Hell's best-kept secret is that we create it for ourselves. Mackey connived, threatened, hoodwinked and betrayed to get this cubicle. It is nothing but an existential nightmare.
Others also receive punishments befitting their great sins. Mackey's one-time sidekick, Shane Vendrell kills his own wife and child, then kills himself. But not before Vendrell realizes the enormity of his crimes, and comes to true contrition.

In a subplot, a sixteen year old serial murderer is caught. A haunting reminder is made that this boy could have grown up to be Vic Mackey, and there is little moral difference between the boy murderer and the ex-police cop. Both operate on the same ethic.
Robert Frost wrote that torment by ice can be much more painful than by fire, metaphorically contrasting passionate torments with death by hatred. Mackey's fate is death by ice, frozen into a bland cubicle, with no hope of redemption.

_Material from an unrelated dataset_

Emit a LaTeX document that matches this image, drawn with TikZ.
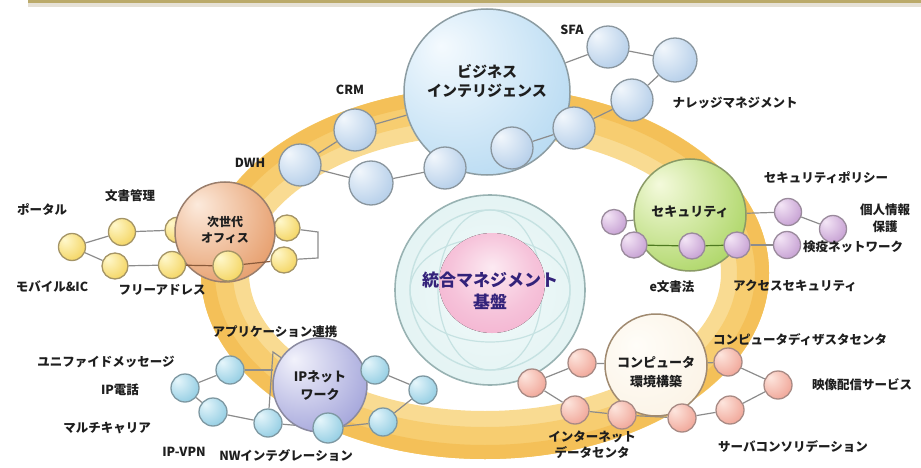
\documentclass[tikz,border=0pt]{standalone}
\usepackage{fontspec}
\setmainfont{Noto Sans CJK JP}
\pgfdeclarelayer{ringlayer}
\pgfdeclarelayer{linklayer}
\pgfsetlayers{ringlayer,linklayer,main}

% palette
\definecolor{bandA}{HTML}{BBAA6A}
\definecolor{bandB}{HTML}{E6E1D6}
\definecolor{ringA}{HTML}{F9DB92}
\definecolor{ringB}{HTML}{F7CD70}
\definecolor{ringC}{HTML}{F4C058}
\definecolor{linkc}{HTML}{8C8C8C}
\definecolor{labelc}{HTML}{1E1E1E}
\definecolor{blueIn}{HTML}{F2F7FC}
\definecolor{blueOut}{HTML}{9EBFE2}
\definecolor{blueEdge}{HTML}{8A969E}
\definecolor{yelIn}{HTML}{FFF8CC}
\definecolor{yelOut}{HTML}{F0C83A}
\definecolor{yelEdge}{HTML}{A49466}
\definecolor{purIn}{HTML}{F4E6F6}
\definecolor{purOut}{HTML}{B586C6}
\definecolor{purEdge}{HTML}{9A8A9C}
\definecolor{salIn}{HTML}{FDE6DE}
\definecolor{salOut}{HTML}{EC8E7E}
\definecolor{salEdge}{HTML}{A88A84}
\definecolor{cyaIn}{HTML}{E6F6FB}
\definecolor{cyaOut}{HTML}{74BEDA}
\definecolor{cyaEdge}{HTML}{7E98A2}
\definecolor{biIn}{HTML}{F4FAFE}
\definecolor{biOut}{HTML}{A4D0EE}
\definecolor{biEdge}{HTML}{8C9CA2}
\definecolor{offIn}{HTML}{FCEADC}
\definecolor{offOut}{HTML}{DF8446}
\definecolor{offEdge}{HTML}{9A7E6C}
\definecolor{secIn}{HTML}{F4FADC}
\definecolor{secOut}{HTML}{96CA40}
\definecolor{secEdge}{HTML}{8A9A66}
\definecolor{ipIn}{HTML}{F2F2FB}
\definecolor{ipOut}{HTML}{8A8CD0}
\definecolor{ipEdge}{HTML}{8A8AA0}
\definecolor{cmpIn}{HTML}{FFFDF8}
\definecolor{cmpOut}{HTML}{F6E6CE}
\definecolor{cmpEdge}{HTML}{A08A70}
\definecolor{coreIn}{HTML}{F2FAFA}
\definecolor{coreOut}{HTML}{D6EDED}
\definecolor{coreEdge}{HTML}{98B2B2}
\definecolor{coreLine}{HTML}{C6E2E2}
\definecolor{pinkIn}{HTML}{FCEAF2}
\definecolor{pinkOut}{HTML}{F09CC2}
\definecolor{coreText}{HTML}{33227A}
\definecolor{greenLine}{HTML}{4E7A20}
\definecolor{brownLine}{HTML}{8A5A3A}

% glossy sphere shadings, highlight up and to the left
\def\declbub#1#2#3{\pgfdeclareradialshading{#1}{\pgfpoint{-14bp}{14bp}}%
  {color(0bp)=(#2); color(22bp)=(#2!55!#3); color(48bp)=(#3); color(72bp)=(#3!85!black)}}
\declbub{shBlue}{blueIn}{blueOut}
\declbub{shYel}{yelIn}{yelOut}
\declbub{shPur}{purIn}{purOut}
\declbub{shSal}{salIn}{salOut}
\declbub{shCya}{cyaIn}{cyaOut}
\declbub{shBi}{biIn}{biOut}
\declbub{shOff}{offIn}{offOut}
\declbub{shSec}{secIn}{secOut}
\declbub{shIp}{ipIn}{ipOut}
\pgfdeclareradialshading{shCmp}{\pgfpoint{-10bp}{10bp}}{color(0bp)=(cmpIn); color(40bp)=(cmpIn!50!cmpOut); color(70bp)=(cmpOut)}
\pgfdeclareradialshading{shCore}{\pgfpoint{0bp}{0bp}}{color(0bp)=(coreIn); color(50bp)=(coreOut)}
\pgfdeclareradialshading{shPink}{\pgfpoint{0bp}{8bp}}{color(0bp)=(pinkIn); color(20bp)=(pinkIn!50!pinkOut); color(50bp)=(pinkOut)}

\begin{document}
\begin{tikzpicture}[x=1pt,y=-1pt,
  lbl/.style={font=\bfseries\fontsize{12.5}{14}\selectfont, text=labelc, inner sep=0pt},
  big/.style={font=\bfseries\fontsize{14}{20}\selectfont, text=labelc, align=center, inner sep=0pt},
  bub/.style={circle, inner sep=0pt, line width=1.3pt},
  bblue/.style={bub, draw=blueEdge, shading=shBlue},
  byel/.style={bub, draw=yelEdge, shading=shYel},
  bpur/.style={bub, draw=purEdge, shading=shPur},
  bsal/.style={bub, draw=salEdge, shading=shSal},
  bcya/.style={bub, draw=cyaEdge, shading=shCya},
  link/.style={draw=linkc, line width=1.2pt},
  overlink/.style={line width=1.2pt}
]
\useasboundingbox (0,0) rectangle (921,468);

% header strip
\fill[bandA] (28,0) rectangle (921,3.5);
\fill[bandB] (28,3.5) rectangle (921,7);

% the orange orbit
\begin{pgfonlayer}{ringlayer}
  \draw[ringA, line width=48pt] (485,273) ellipse [x radius=260, y radius=162];
  \draw[ringB, line width=32pt] (485,273) ellipse [x radius=268, y radius=170];
  \draw[ringC, line width=14pt] (485,273) ellipse [x radius=277, y radius=179];
\end{pgfonlayer}

% bubbles that sit behind the big spheres
\node[byel, minimum size=26] (y5) at (178,230) {};
\node[byel, minimum size=26] (y7) at (287,228) {};
\node[bpur, minimum size=25] (p1) at (614,222) {};

% big spheres
\node[bub, draw=biEdge, shading=shBi, minimum size=166, line width=1.5pt] (bi) at (487,92) {};
\node[bub, draw=offEdge, shading=shOff, minimum size=100, line width=1.5pt] (off) at (225,232) {};
\node[bub, draw=secEdge, shading=shSec, minimum size=112, line width=1.5pt] (sec) at (690,215) {};
\node[bub, draw=ipEdge, shading=shIp, minimum size=94, line width=1.5pt] (ipn) at (320,385) {};
\node[bub, draw=cmpEdge, shading=shCmp, minimum size=102, line width=1.5pt] (cmp) at (656,365) {};

% central platform
\node[bub, draw=coreEdge, shading=shCore, minimum size=190, line width=1.6pt] (core) at (490,290) {};
\draw[coreLine, line width=1.4pt] (490,290) circle (80);
\draw[coreLine, line width=1.2pt] (490,290) ellipse [x radius=80, y radius=52];
\draw[coreLine, line width=1.2pt] (490,290) ellipse [x radius=52, y radius=80];
\fill[shading=shPink] (492,283) ellipse [x radius=53, y radius=50];
\node[font=\bfseries\fontsize{17}{22}\selectfont, text=coreText, align=center] (coreT) at (490,291) {統合マネジメント\\基盤};

% business intelligence cluster
\node[bblue, minimum size=42] (bSFA) at (608,47) {};
\node[bblue, minimum size=44] (bK1) at (675,60) {};
\node[bblue, minimum size=42] (bK2) at (632,100) {};
\node[bblue, minimum size=42] (bK3) at (574,128) {};
\node[bblue, minimum size=42] (bL1) at (512,148) {};
\node[bblue, minimum size=42] (bL2) at (445,168) {};
\node[bblue, minimum size=44] (bL3) at (371,183) {};
\node[bblue, minimum size=42] (bDWH) at (300,165) {};
\node[bblue, minimum size=42] (bCRM) at (355,130) {};
\node[big, font=\bfseries\fontsize{15}{19}\selectfont] (biT) at (487,81) {ビジネス\\インテリジェンス};

% office cluster
\node[byel, minimum size=27] (y1) at (122,232) {};
\node[byel, minimum size=27] (y2) at (72,247) {};
\node[byel, minimum size=26] (y3) at (115,266) {};
\node[byel, minimum size=27] (y4) at (172,265) {};
\node[byel, minimum size=30] (y6) at (228,266) {};
\node[byel, minimum size=26] (y8) at (284,260) {};
\coordinate (ofR1) at (318,232);
\coordinate (ofR2) at (318,258);
\node[big, font=\bfseries\fontsize{12}{16}\selectfont] (offT) at (225,230) {次世代\\オフィス};

% security cluster
\node[bpur, minimum size=26] (p2) at (634,245) {};
\node[bpur, minimum size=26] (p3) at (692,246) {};
\node[bpur, minimum size=26] (p4) at (737,245) {};
\node[bpur, minimum size=27] (p5) at (788,212) {};
\node[bpur, minimum size=27] (p6) at (833,229) {};
\node[bpur, minimum size=27] (p7) at (787,245) {};
\node[big, font=\bfseries\fontsize{13}{16}\selectfont] (secT) at (690,212) {セキュリティ};

% IP network cluster
\node[bcya, minimum size=28] (i1) at (230,370) {};
\node[bcya, minimum size=28] (i2) at (185,388) {};
\node[bcya, minimum size=28] (i3) at (213,412) {};
\node[bcya, minimum size=28] (i4) at (268,423) {};
\node[bcya, minimum size=30] (i5) at (328,428) {};
\node[bcya, minimum size=28] (i6) at (375,370) {};
\node[bcya, minimum size=28] (i7) at (423,390) {};
\node[bcya, minimum size=28] (i8) at (383,422) {};
\coordinate (ipV1) at (273,352);
\coordinate (ipM) at (273,370);
\node[big, font=\bfseries\fontsize{13}{18}\selectfont] (ipT) at (320,386) {IPネット\\ワーク};

% computing environment cluster
\node[bsal, minimum size=28] (c1) at (582,363) {};
\node[bsal, minimum size=28] (c2) at (532,383) {};
\node[bsal, minimum size=28] (c3) at (575,410) {};
\node[bsal, minimum size=28] (c4) at (622,415) {};
\node[bsal, minimum size=28] (c5) at (682,418) {};
\node[bsal, minimum size=28] (c6) at (730,410) {};
\node[bsal, minimum size=28] (c7) at (728,362) {};
\node[bsal, minimum size=28] (c8) at (778,385) {};
\node[big, font=\bfseries\fontsize{13}{19}\selectfont] (cmpT) at (656,372) {コンピュータ\\環境構築};

% connectors beneath the spheres
\begin{pgfonlayer}{linklayer}
  \draw[link] (bi) -- (bCRM);
  \draw[link] (bCRM) -- (bDWH);
  \draw[link] (bDWH) -- (bL3);
  \draw[link] (bL3) -- (bL2);
  \draw[link] (bL2) -- (bL1);
  \draw[link] (bK3) -- (bK2);
  \draw[link] (bK2) -- (bK1);
  \draw[link] (bK1) -- (bSFA);
  \draw[link] (bSFA) -- (bi);
  \draw[link] (y2) -- (y1);
  \draw[link] (y1) -- (y5);
  \draw[link] (y2) -- (y3);
  \draw[link] (y3) -- (y4);
  \draw[link] (y7) -- (ofR1) -- (ofR2) -- (y8);
  \draw[link] (p1) -- (sec);
  \draw[link] (p4) -- (p7);
  \draw[link] (sec) -- (p5);
  \draw[link] (p5) -- (p6);
  \draw[link] (i2) -- (i1);
  \draw[link] (i1) -- (ipM);
  \draw[link] (i4) -- (ipV1) -- (ipn);
  \draw[link] (i2) -- (i3);
  \draw[link] (i3) -- (i4);
  \draw[link] (i4) -- (i5);
  \draw[link] (i6) -- (ipn);
  \draw[link] (i6) -- (i7);
  \draw[link] (i7) -- (i8);
  \draw[link] (i8) -- (i5);
  \draw[link] (c2) -- (c1);
  \draw[link] (c1) -- (cmp);
  \draw[link] (c2) -- (c3);
  \draw[link] (c3) -- (c4);
  \draw[link] (c4) -- (c5);
  \draw[link] (c5) -- (c6);
  \draw[link] (c6) -- (c8);
  \draw[link] (c8) -- (c7);
  \draw[link] (c7) -- (cmp);
\end{pgfonlayer}

% connectors running across the spheres
\draw[overlink, linkc] (bL1) -- (bK3);
\draw[overlink, brownLine] (y4) -- (y6);
\draw[overlink, brownLine] (y6) -- (y8);
\draw[overlink, greenLine] (p2) -- (p3);
\draw[overlink, greenLine] (p3) -- (p4);

% item labels
\node[lbl] (tSFA) at (572,30) {SFA};
\node[lbl] (tCRM) at (350,90) {CRM};
\node[lbl] (tKM) at (735,103) {ナレッジマネジメント};
\node[lbl] (tDWH) at (250,163) {DWH};
\node[lbl] (tDoc) at (130,196) {文書管理};
\node[lbl] (tPortal) at (42,210) {ポータル};
\node[lbl] (tMob) at (52,287) {モバイル\&IC};
\node[lbl] (tFree) at (162,290) {フリーアドレス};
\node[lbl] (tPol) at (826,178) {セキュリティポリシー};
\node[lbl, align=center, font=\bfseries\fontsize{12.5}{17}\selectfont] (tPriv) at (885,218) {個人情報\\保護};
\node[lbl] (tQuar) at (853,247) {検疫ネットワーク};
\node[lbl] (tEdoc) at (672,287) {e文書法};
\node[lbl] (tAcc) at (795,286) {アクセスセキュリティ};
\node[lbl] (tApp) at (275,332) {アプリケーション連携};
\node[lbl] (tDis) at (800,340) {コンピュータディザスタセンタ};
\node[lbl] (tUni) at (106,362) {ユニファイドメッセージ};
\node[lbl] (tTel) at (120,390) {IP電話};
\node[lbl] (tVid) at (862,385) {映像配信サービス};
\node[lbl] (tMulti) at (107,428) {マルチキャリア};
\node[lbl, align=center, font=\bfseries\fontsize{12.5}{16}\selectfont] (tIdc) at (592,445) {インターネット\\データセンタ};
\node[lbl] (tSrv) at (793,447) {サーバコンソリデーション};
\node[lbl] (tVpn) at (184,452) {IP-VPN};
\node[lbl] (tNwi) at (286,456) {NWインテグレーション};
\end{tikzpicture}
\end{document}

What is the best way to punish a depraved guilty man? To punish him? Or just possibly, not punishing the guilty be even worse pain.
Dostoevsky also believed that punishment, was essential to redemption of the human soul. Mackey escapes being caught, and loses his one remaining chance, and he must endure a long unhappy life.

Shakespeare, repeated over and over variations of a single story, namely, murder, guilt and consequences. Could Macbeth have endured a hollow life if he had survived as tyrant, surrounded by luxuries won by murder? Macbeth preferred his head on a pike to life in bloody Inverness. Something tells me that Mackey would have been much happier ending everything in single combat.

Shakespeare granted the release of death as the greatest boon to both homicidal heroes and villains. Hamlet, Vendrell and Mackey all lived in worlds "rotten." The ghetto's of Los Angeles have much in common with Hamlet's Denmark.

"To never have been born may be the greatest boon of all." Vendrell, paralyzed beyond Hamlet, not even able to ask "to be, or not to be," instead murders what he loves.

Not all villains could be punished by no punishment. The Iagos and Richard IIIs delight in escape. Could fitting punishment depend more on the nature of the criminal, than on the crime? For some criminals, capital punishment is devoutly to be wished. For Dante, divine punishment was necessary for the operation of a divine Universe.
Do we, in the modern world, including our leaders, suffer even more because the possibility of punishment often seems remote?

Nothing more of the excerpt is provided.